(Data extracted from a collection)
((

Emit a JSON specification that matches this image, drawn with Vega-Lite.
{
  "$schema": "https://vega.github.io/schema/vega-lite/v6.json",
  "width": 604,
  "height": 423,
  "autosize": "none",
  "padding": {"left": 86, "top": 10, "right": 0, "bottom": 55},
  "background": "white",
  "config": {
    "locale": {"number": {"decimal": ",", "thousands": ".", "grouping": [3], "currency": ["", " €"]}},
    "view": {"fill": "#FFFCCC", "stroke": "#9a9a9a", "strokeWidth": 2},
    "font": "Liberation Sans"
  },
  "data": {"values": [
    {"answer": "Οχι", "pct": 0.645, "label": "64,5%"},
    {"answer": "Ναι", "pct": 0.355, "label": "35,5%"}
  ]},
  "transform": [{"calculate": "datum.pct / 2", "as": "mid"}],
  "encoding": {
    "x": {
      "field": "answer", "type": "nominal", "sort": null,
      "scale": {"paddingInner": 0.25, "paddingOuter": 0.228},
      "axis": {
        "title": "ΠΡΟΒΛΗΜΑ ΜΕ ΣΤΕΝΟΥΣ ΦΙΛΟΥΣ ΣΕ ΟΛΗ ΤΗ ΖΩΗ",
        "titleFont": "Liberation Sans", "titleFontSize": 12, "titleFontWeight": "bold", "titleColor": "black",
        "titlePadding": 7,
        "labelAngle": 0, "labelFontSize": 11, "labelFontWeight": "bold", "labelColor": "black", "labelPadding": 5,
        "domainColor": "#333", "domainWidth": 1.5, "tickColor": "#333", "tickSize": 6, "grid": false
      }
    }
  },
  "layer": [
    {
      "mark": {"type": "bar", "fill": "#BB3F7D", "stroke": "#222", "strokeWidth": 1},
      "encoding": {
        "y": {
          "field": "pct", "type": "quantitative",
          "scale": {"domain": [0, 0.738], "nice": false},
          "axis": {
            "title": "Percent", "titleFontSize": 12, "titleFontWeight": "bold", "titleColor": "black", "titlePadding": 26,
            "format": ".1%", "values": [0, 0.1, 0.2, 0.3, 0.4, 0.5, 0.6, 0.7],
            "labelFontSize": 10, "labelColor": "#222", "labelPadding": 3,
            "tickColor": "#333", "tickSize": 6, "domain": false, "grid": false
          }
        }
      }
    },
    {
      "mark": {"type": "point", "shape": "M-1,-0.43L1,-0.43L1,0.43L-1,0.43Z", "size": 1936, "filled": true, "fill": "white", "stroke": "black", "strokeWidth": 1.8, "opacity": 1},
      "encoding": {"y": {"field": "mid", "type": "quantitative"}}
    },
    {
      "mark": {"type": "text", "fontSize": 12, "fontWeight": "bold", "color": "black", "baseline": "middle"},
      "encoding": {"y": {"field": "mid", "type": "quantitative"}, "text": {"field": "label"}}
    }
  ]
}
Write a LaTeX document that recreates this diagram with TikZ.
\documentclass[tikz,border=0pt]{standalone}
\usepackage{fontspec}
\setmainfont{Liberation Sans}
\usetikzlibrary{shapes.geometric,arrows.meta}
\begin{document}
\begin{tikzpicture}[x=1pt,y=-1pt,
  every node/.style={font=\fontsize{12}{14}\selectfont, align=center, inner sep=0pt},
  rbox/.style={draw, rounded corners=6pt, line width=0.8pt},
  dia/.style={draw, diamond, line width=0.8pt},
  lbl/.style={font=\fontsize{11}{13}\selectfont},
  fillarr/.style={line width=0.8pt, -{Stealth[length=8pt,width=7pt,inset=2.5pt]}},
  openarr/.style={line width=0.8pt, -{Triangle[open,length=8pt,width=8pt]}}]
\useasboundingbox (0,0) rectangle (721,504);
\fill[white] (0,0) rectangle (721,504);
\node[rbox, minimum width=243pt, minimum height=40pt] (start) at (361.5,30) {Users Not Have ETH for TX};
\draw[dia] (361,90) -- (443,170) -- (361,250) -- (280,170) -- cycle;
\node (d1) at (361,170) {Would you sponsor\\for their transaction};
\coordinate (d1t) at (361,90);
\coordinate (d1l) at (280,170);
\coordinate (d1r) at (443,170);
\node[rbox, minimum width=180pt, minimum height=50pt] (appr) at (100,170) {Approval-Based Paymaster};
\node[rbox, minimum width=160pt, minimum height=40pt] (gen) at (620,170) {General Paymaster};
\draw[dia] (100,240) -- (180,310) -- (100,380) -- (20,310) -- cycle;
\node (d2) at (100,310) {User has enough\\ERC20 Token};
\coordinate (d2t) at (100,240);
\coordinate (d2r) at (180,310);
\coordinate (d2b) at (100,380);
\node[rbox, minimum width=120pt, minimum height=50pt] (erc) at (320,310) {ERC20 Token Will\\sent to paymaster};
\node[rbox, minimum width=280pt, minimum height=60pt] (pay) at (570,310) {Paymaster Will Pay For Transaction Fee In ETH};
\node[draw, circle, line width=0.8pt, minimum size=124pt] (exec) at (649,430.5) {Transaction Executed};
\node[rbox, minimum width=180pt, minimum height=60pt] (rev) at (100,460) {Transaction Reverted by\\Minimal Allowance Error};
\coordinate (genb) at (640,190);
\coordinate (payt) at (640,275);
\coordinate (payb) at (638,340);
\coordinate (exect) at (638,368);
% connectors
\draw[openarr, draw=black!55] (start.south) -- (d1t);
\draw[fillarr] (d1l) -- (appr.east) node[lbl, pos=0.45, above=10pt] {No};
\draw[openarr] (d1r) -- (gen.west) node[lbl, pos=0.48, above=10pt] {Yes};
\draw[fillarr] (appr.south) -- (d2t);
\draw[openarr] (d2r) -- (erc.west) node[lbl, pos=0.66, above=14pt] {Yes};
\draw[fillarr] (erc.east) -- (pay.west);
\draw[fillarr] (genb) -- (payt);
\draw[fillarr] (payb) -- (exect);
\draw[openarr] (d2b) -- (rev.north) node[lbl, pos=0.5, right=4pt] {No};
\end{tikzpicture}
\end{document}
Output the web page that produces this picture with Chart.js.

))

◆ **SHORT TASK**: The records above need to be transcribed in full. Keep every character unchanged.

◆ **ANSWER TO THE TASK**:
Emit a JSON specification that matches this image, drawn with Vega-Lite.
{
  "$schema": "https://vega.github.io/schema/vega-lite/v6.json",
  "width": 604,
  "height": 423,
  "autosize": "none",
  "padding": {"left": 86, "top": 10, "right": 0, "bottom": 55},
  "background": "white",
  "config": {
    "locale": {"number": {"decimal": ",", "thousands": ".", "grouping": [3], "currency": ["", " €"]}},
    "view": {"fill": "#FFFCCC", "stroke": "#9a9a9a", "strokeWidth": 2},
    "font": "Liberation Sans"
  },
  "data": {"values": [
    {"answer": "Οχι", "pct": 0.645, "label": "64,5%"},
    {"answer": "Ναι", "pct": 0.355, "label": "35,5%"}
  ]},
  "transform": [{"calculate": "datum.pct / 2", "as": "mid"}],
  "encoding": {
    "x": {
      "field": "answer", "type": "nominal", "sort": null,
      "scale": {"paddingInner": 0.25, "paddingOuter": 0.228},
      "axis": {
        "title": "ΠΡΟΒΛΗΜΑ ΜΕ ΣΤΕΝΟΥΣ ΦΙΛΟΥΣ ΣΕ ΟΛΗ ΤΗ ΖΩΗ",
        "titleFont": "Liberation Sans", "titleFontSize": 12, "titleFontWeight": "bold", "titleColor": "black",
        "titlePadding": 7,
        "labelAngle": 0, "labelFontSize": 11, "labelFontWeight": "bold", "labelColor": "black", "labelPadding": 5,
        "domainColor": "#333", "domainWidth": 1.5, "tickColor": "#333", "tickSize": 6, "grid": false
      }
    }
  },
  "layer": [
    {
      "mark": {"type": "bar", "fill": "#BB3F7D", "stroke": "#222", "strokeWidth": 1},
      "encoding": {
        "y": {
          "field": "pct", "type": "quantitative",
          "scale": {"domain": [0, 0.738], "nice": false},
          "axis": {
            "title": "Percent", "titleFontSize": 12, "titleFontWeight": "bold", "titleColor": "black", "titlePadding": 26,
            "format": ".1%", "values": [0, 0.1, 0.2, 0.3, 0.4, 0.5, 0.6, 0.7],
            "labelFontSize": 10, "labelColor": "#222", "labelPadding": 3,
            "tickColor": "#333", "tickSize": 6, "domain": false, "grid": false
          }
        }
      }
    },
    {
      "mark": {"type": "point", "shape": "M-1,-0.43L1,-0.43L1,0.43L-1,0.43Z", "size": 1936, "filled": true, "fill": "white", "stroke": "black", "strokeWidth": 1.8, "opacity": 1},
      "encoding": {"y": {"field": "mid", "type": "quantitative"}}
    },
    {
      "mark": {"type": "text", "fontSize": 12, "fontWeight": "bold", "color": "black", "baseline": "middle"},
      "encoding": {"y": {"field": "mid", "type": "quantitative"}, "text": {"field": "label"}}
    }
  ]
}
Write a LaTeX document that recreates this diagram with TikZ.
\documentclass[tikz,border=0pt]{standalone}
\usepackage{fontspec}
\setmainfont{Liberation Sans}
\usetikzlibrary{shapes.geometric,arrows.meta}
\begin{document}
\begin{tikzpicture}[x=1pt,y=-1pt,
  every node/.style={font=\fontsize{12}{14}\selectfont, align=center, inner sep=0pt},
  rbox/.style={draw, rounded corners=6pt, line width=0.8pt},
  dia/.style={draw, diamond, line width=0.8pt},
  lbl/.style={font=\fontsize{11}{13}\selectfont},
  fillarr/.style={line width=0.8pt, -{Stealth[length=8pt,width=7pt,inset=2.5pt]}},
  openarr/.style={line width=0.8pt, -{Triangle[open,length=8pt,width=8pt]}}]
\useasboundingbox (0,0) rectangle (721,504);
\fill[white] (0,0) rectangle (721,504);
\node[rbox, minimum width=243pt, minimum height=40pt] (start) at (361.5,30) {Users Not Have ETH for TX};
\draw[dia] (361,90) -- (443,170) -- (361,250) -- (280,170) -- cycle;
\node (d1) at (361,170) {Would you sponsor\\for their transaction};
\coordinate (d1t) at (361,90);
\coordinate (d1l) at (280,170);
\coordinate (d1r) at (443,170);
\node[rbox, minimum width=180pt, minimum height=50pt] (appr) at (100,170) {Approval-Based Paymaster};
\node[rbox, minimum width=160pt, minimum height=40pt] (gen) at (620,170) {General Paymaster};
\draw[dia] (100,240) -- (180,310) -- (100,380) -- (20,310) -- cycle;
\node (d2) at (100,310) {User has enough\\ERC20 Token};
\coordinate (d2t) at (100,240);
\coordinate (d2r) at (180,310);
\coordinate (d2b) at (100,380);
\node[rbox, minimum width=120pt, minimum height=50pt] (erc) at (320,310) {ERC20 Token Will\\sent to paymaster};
\node[rbox, minimum width=280pt, minimum height=60pt] (pay) at (570,310) {Paymaster Will Pay For Transaction Fee In ETH};
\node[draw, circle, line width=0.8pt, minimum size=124pt] (exec) at (649,430.5) {Transaction Executed};
\node[rbox, minimum width=180pt, minimum height=60pt] (rev) at (100,460) {Transaction Reverted by\\Minimal Allowance Error};
\coordinate (genb) at (640,190);
\coordinate (payt) at (640,275);
\coordinate (payb) at (638,340);
\coordinate (exect) at (638,368);
% connectors
\draw[openarr, draw=black!55] (start.south) -- (d1t);
\draw[fillarr] (d1l) -- (appr.east) node[lbl, pos=0.45, above=10pt] {No};
\draw[openarr] (d1r) -- (gen.west) node[lbl, pos=0.48, above=10pt] {Yes};
\draw[fillarr] (appr.south) -- (d2t);
\draw[openarr] (d2r) -- (erc.west) node[lbl, pos=0.66, above=14pt] {Yes};
\draw[fillarr] (erc.east) -- (pay.west);
\draw[fillarr] (genb) -- (payt);
\draw[fillarr] (payb) -- (exect);
\draw[openarr] (d2b) -- (rev.north) node[lbl, pos=0.5, right=4pt] {No};
\end{tikzpicture}
\end{document}
Output the web page that produces this picture with Chart.js.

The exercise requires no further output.